Community Comment

Racism of the future?

David Horsey,davidhorsey.com,seattlepi.com
David Horsey,davidhorsey.com,seattlepi.com

Good evening, Netizens...

 

I have always had a somewhat unusual approach to racism perhaps because I may never truly know what racial mix makes up my background. Of all four sons my mother bore, I was the only one who had dark brown curly hair and hazel eyes, and the name of the man who fathered me with her went to the grave when she passed away several years ago. If one were to look at my son, who still lives in the Midwest, they would most certainly see the similarity between he and I, so much so that it startled my wife when she first met him. At least he knows the names of his father and mother, but not much of the genealogy.

 

Perhaps if the truth were known today, I am your basic Heinz 57 variety: a little of this, a little of that and after 65 years of living, who is stopping to check the racial makeup as it passes me by. Along the torrid pathway I've trod through life, mostly because of my lifestyle and wanderlust, I've become emotionally attached to a wide variety of peoples from all races, religions and cultural backgrounds. Ye Gods, everything from ethnic Chinese and Japanese in the Bay Area to Native Americans living in the deserts of the Southwest with even a Cajun down south to a Basque who worked in a second-hand store in Portland working each day restoring old tools and equipment to newness. I never considered their individual racial backgrounds; all I could do was marvel at how unique each of them were in their own ways.

 

After all, I didn't have much of a heritage, save that of my mother, to tell people about my racial background. I simply grew to accept myself for who I was, and moved on forward.

 

In this morning's David Horsey cartoon, Mr. Horsey suggests there is a future to racism that most people never have stopped to consider. Perhaps with the advent of a new generation of people crammed together like dominoes in a box perhaps those ugly racial lines that have separated us, each from the other, and eventually those hideous lines will disappear entirely someday.
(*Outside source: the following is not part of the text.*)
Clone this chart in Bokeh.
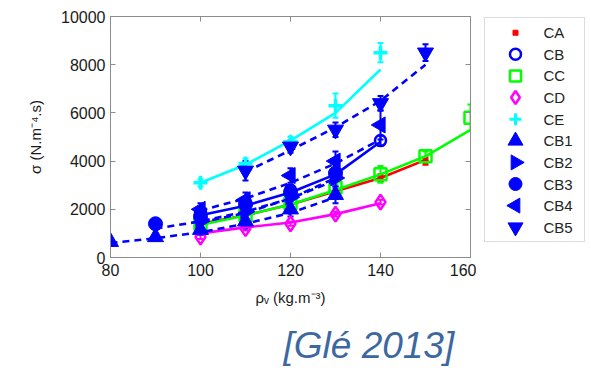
import math
from bokeh.plotting import figure
from bokeh.layouts import row
from bokeh.models import (ColumnDataSource, Whisker, TeeHead, BoxAnnotation,
                          LinearAxis, Title, FixedTicker, Range1d)
from bokeh.core.properties import value
from bokeh.embed import file_html
from bokeh.resources import INLINE

# ---------------- data ----------------
x_ticks = [80, 100, 120, 140, 160]
y_ticks = [0, 2000, 4000, 6000, 8000, 10000]

ca_x = [100, 110, 120, 130, 140, 150]
ca_y = [1350, 1700, 2150, 2700, 3300, 4000]
ca_err = [100, 100, 100, 150, 150, 150]
ca_fit = [1400, 1750, 2200, 2750, 3300, 4050]

cb_x = [100, 110, 120, 130, 140]
cb_y = [1900, 2300, 2800, 3400, 4850]
cb_err = [150, 200, 200, 250, 200]
cb_fit = [1750, 2150, 2700, 3450, 4800]

cc_x = [100, 110, 120, 130, 140, 150, 160]
cc_y = [1400, 1750, 2250, 2900, 3450, 4200, 5800]
cc_err = [100, 100, 150, 150, 350, 200, 550]
cc_fit = [1350, 1750, 2200, 2800, 3450, 4200, 5300]

cd_x = [100, 110, 120, 130, 140]
cd_y = [850, 1200, 1400, 1800, 2300]
cd_err = [80, 80, 80, 100, 100]
cd_fit = [1000, 1250, 1450, 1800, 2250]

ce_x = [100, 110, 120, 130, 140]
ce_y = [3100, 3900, 4800, 6300, 8500]
ce_err = [150, 200, 200, 500, 400]
ce_fit = [3100, 3850, 4850, 6000, 7800]

cb1_x = [80, 90, 100, 110, 120, 130]
cb1_y = [650, 850, 1150, 1500, 2000, 2600]
cb1_err = [100, 150, 200, 300, 300, 350]
cb1_fit = [600, 800, 1050, 1400, 1850, 2500]

cb2_x = [100, 110, 120, 130]
cb2_y = [1500, 1900, 2500, 3300]
cb2_err = [200, 300, 300, 350]
cb2_fit = [1450, 1850, 2450, 3300]

cb3_x = [90, 100, 110, 120, 130]
cb3_y = [1400, 1700, 2200, 2700, 3500]
cb3_err = [200, 200, 300, 300, 350]
cb3_fit = [1200, 1500, 1900, 2450, 3200]

cb4_x = [100, 110, 120, 130, 140]
cb4_y = [2000, 2400, 3400, 4000, 5500]
cb4_err = [250, 300, 300, 400, 600]
cb4_fit = [1950, 2450, 3100, 3900, 4900]

cb5_x = [110, 120, 130, 140, 150]
cb5_y = [3600, 4600, 5300, 6400, 8500]
cb5_err = [400, 250, 300, 300, 350]
cb5_fit = [3550, 4450, 5400, 6500, 8000]

labels = ["CA", "CB", "CC", "CD", "CE", "CB1", "CB2", "CB3", "CB4", "CB5"]

# ---------------- main figure ----------------
H = 379
MW = 476
TOP, FRAME_H = 16, 242
p = figure(width=MW, height=H, output_backend="svg", toolbar_location=None,
           x_range=Range1d(80, 160), y_range=Range1d(0, 10000),
           min_border_left=110, min_border_right=MW - 110 - 360, min_border_top=TOP,
           min_border_bottom=H - TOP - FRAME_H)
p.xgrid.visible = False
p.ygrid.visible = False
p.outline_line_color = "#8c8c8c"
p.background_fill_color = "white"
p.border_fill_color = "white"

BLUE = "#0000ff"
series = [
    ("CA", ca_x, ca_y, ca_err, ca_fit, "#ff0000", "solid"),
    ("CB", cb_x, cb_y, cb_err, cb_fit, BLUE, "solid"),
    ("CC", cc_x, cc_y, cc_err, cc_fit, "#00ff00", "solid"),
    ("CD", cd_x, cd_y, cd_err, cd_fit, "#ff00ff", "solid"),
    ("CE", ce_x, ce_y, ce_err, ce_fit, "#00ffff", "solid"),
    ("CB1", cb1_x, cb1_y, cb1_err, cb1_fit, BLUE, "7 5"),
    ("CB2", cb2_x, cb2_y, cb2_err, cb2_fit, BLUE, "7 5"),
    ("CB3", cb3_x, cb3_y, cb3_err, cb3_fit, BLUE, "7 5"),
    ("CB4", cb4_x, cb4_y, cb4_err, cb4_fit, BLUE, "7 5"),
    ("CB5", cb5_x, cb5_y, cb5_err, cb5_fit, BLUE, "7 5"),
]

marker_style = {
    "CA": dict(marker="square", size=5, fill_alpha=1.0, angle=0.0, lw=1),
    "CB": dict(marker="circle", size=11, fill_alpha=0.0, angle=0.0, lw=2.5),
    "CC": dict(marker="square", size=12, fill_alpha=0.0, angle=0.0, lw=2.5),
    "CD": dict(marker="diamond", size=15, fill_alpha=0.0, angle=0.0, lw=2.5),
    "CE": dict(marker="cross", size=14, fill_alpha=0.0, angle=0.0, lw=3.5),
    "CB1": dict(marker="triangle", size=16, fill_alpha=1.0, angle=0.0, lw=1),
    "CB2": dict(marker="triangle", size=16, fill_alpha=1.0, angle=-math.pi / 2, lw=1),
    "CB3": dict(marker="circle", size=14, fill_alpha=1.0, angle=0.0, lw=1),
    "CB4": dict(marker="triangle", size=16, fill_alpha=1.0, angle=math.pi / 2, lw=1),
    "CB5": dict(marker="inverted_triangle", size=16, fill_alpha=1.0, angle=0.0, lw=1),
}
legend_size = {"CA": 5, "CB": 11, "CC": 11, "CD": 13, "CE": 12,
               "CB1": 15, "CB2": 15, "CB3": 13, "CB4": 15, "CB5": 15}

for name, xs, ys, errs, fits, color, dash in series:
    src = ColumnDataSource(dict(
        x=xs, y=ys, fit=fits,
        lower=[a - b for a, b in zip(ys, errs)],
        upper=[a + b for a, b in zip(ys, errs)],
    ))
    p.line("x", "fit", source=src, line_color=color, line_width=2.6,
           line_dash=dash)
    w = Whisker(base="x", lower="lower", upper="upper", source=src,
                line_color=color, line_width=2,
                upper_head=TeeHead(size=6, line_color=color, line_width=2),
                lower_head=TeeHead(size=6, line_color=color, line_width=2))
    p.add_layout(w)
    st = marker_style[name]
    p.scatter("x", "y", source=src, marker=st["marker"], size=st["size"],
              angle=st["angle"], line_color=color, fill_color=color,
              fill_alpha=st["fill_alpha"], line_width=st["lw"])

# ---------------- axes ----------------
for ax in [p.xaxis[0], p.yaxis[0]]:
    ax.axis_line_color = "#8c8c8c"
    ax.major_tick_line_color = "#8c8c8c"
    ax.major_tick_in = 5
    ax.major_tick_out = 0
    ax.minor_tick_line_color = None
    ax.major_label_text_font = "Liberation Sans"
    ax.major_label_text_font_size = "16px"
    ax.major_label_text_color = "#1a1a1a"
    ax.axis_label_text_font = "Liberation Sans"
    ax.axis_label_text_font_size = "15px"
    ax.axis_label_text_font_style = "normal"
    ax.axis_label_text_color = "#1a1a1a"

p.xaxis.ticker = FixedTicker(ticks=x_ticks)
p.yaxis.ticker = FixedTicker(ticks=y_ticks)
p.xaxis.major_label_standoff = 6
p.yaxis.major_label_standoff = 5
p.xaxis.axis_label = "ρᵥ (kg.m⁻³)"
p.yaxis.axis_label = "σ (N.m⁻⁴.s)"
p.xaxis.axis_label_standoff = 10
p.yaxis.axis_label_standoff = 14

for loc, ticks in [("right", y_ticks), ("above", x_ticks)]:
    ax = LinearAxis(ticker=FixedTicker(ticks=ticks))
    ax.axis_line_color = "#8c8c8c"
    ax.major_tick_line_color = "#8c8c8c"
    ax.major_tick_in = 5
    ax.major_tick_out = 0
    ax.minor_tick_line_color = None
    ax.major_label_text_font_size = "0px"
    ax.major_label_text_color = None
    ax.major_label_standoff = 0
    p.add_layout(ax, loc)

# ---------------- citation ----------------
cite = Title(text="[Glé 2013]", text_font="Liberation Sans",
             text_font_size="37px", text_font_style="italic",
             text_color="#3c68a0", align="left", offset=173, standoff=28)
p.add_layout(cite, "below")

# ---------------- legend panel (page-pixel coordinates) ----------------
LW = 590 - MW
lf = figure(width=LW, height=H, output_backend="svg", toolbar_location=None,
            x_range=Range1d(MW, MW + LW), y_range=Range1d(TOP + FRAME_H, TOP),
            min_border_left=0, min_border_right=0, min_border_top=TOP,
            min_border_bottom=H - TOP - FRAME_H, x_axis_type=None, y_axis_type=None)
lf.xgrid.visible = False
lf.ygrid.visible = False
lf.outline_line_color = None
lf.background_fill_color = "white"
lf.border_fill_color = "white"

lf.add_layout(BoxAnnotation(left=484, right=584, top=17, bottom=242,
                            fill_color=None, line_color="#8c8c8c", line_width=1,
                            level="underlay"))
first_row = 32.3
pitch = 21.7
for i, (name, xs, ys, errs, fits, color, dash) in enumerate(series):
    st = marker_style[name]
    ry = first_row + i * pitch
    lsrc = ColumnDataSource(dict(x=[515], y=[ry], t=[labels[i]]))
    lf.scatter("x", "y", source=lsrc, marker=st["marker"], size=legend_size[name],
               angle=st["angle"], line_color=color, fill_color=color,
               fill_alpha=st["fill_alpha"],
               line_width=min(st["lw"], 3.0))
    lf.text(x=543, y="y", text="t", source=lsrc, text_font=value("Liberation Sans"),
            text_font_size="15px", text_color="#222222", text_baseline="middle",
            text_align="left")

layout = row(p, lf)
open("out.html", "w").write(file_html(layout, INLINE))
Each of us will have some traits from the various cultures that have touched our lives; perhaps the discord and strife of the past, both recent and far, far back in history, will simply fade away.

 

This has been one of the fondest hopes I have ever entertained for humanity, and perhaps just maybe in my lifetime I'll see it fulfilled. I believe that is called optimism, but I am holding out the hope that we someday will heal our rifts, unlike David Horsey's cartoon.

 

Of course, your thoughts and optimism may differ.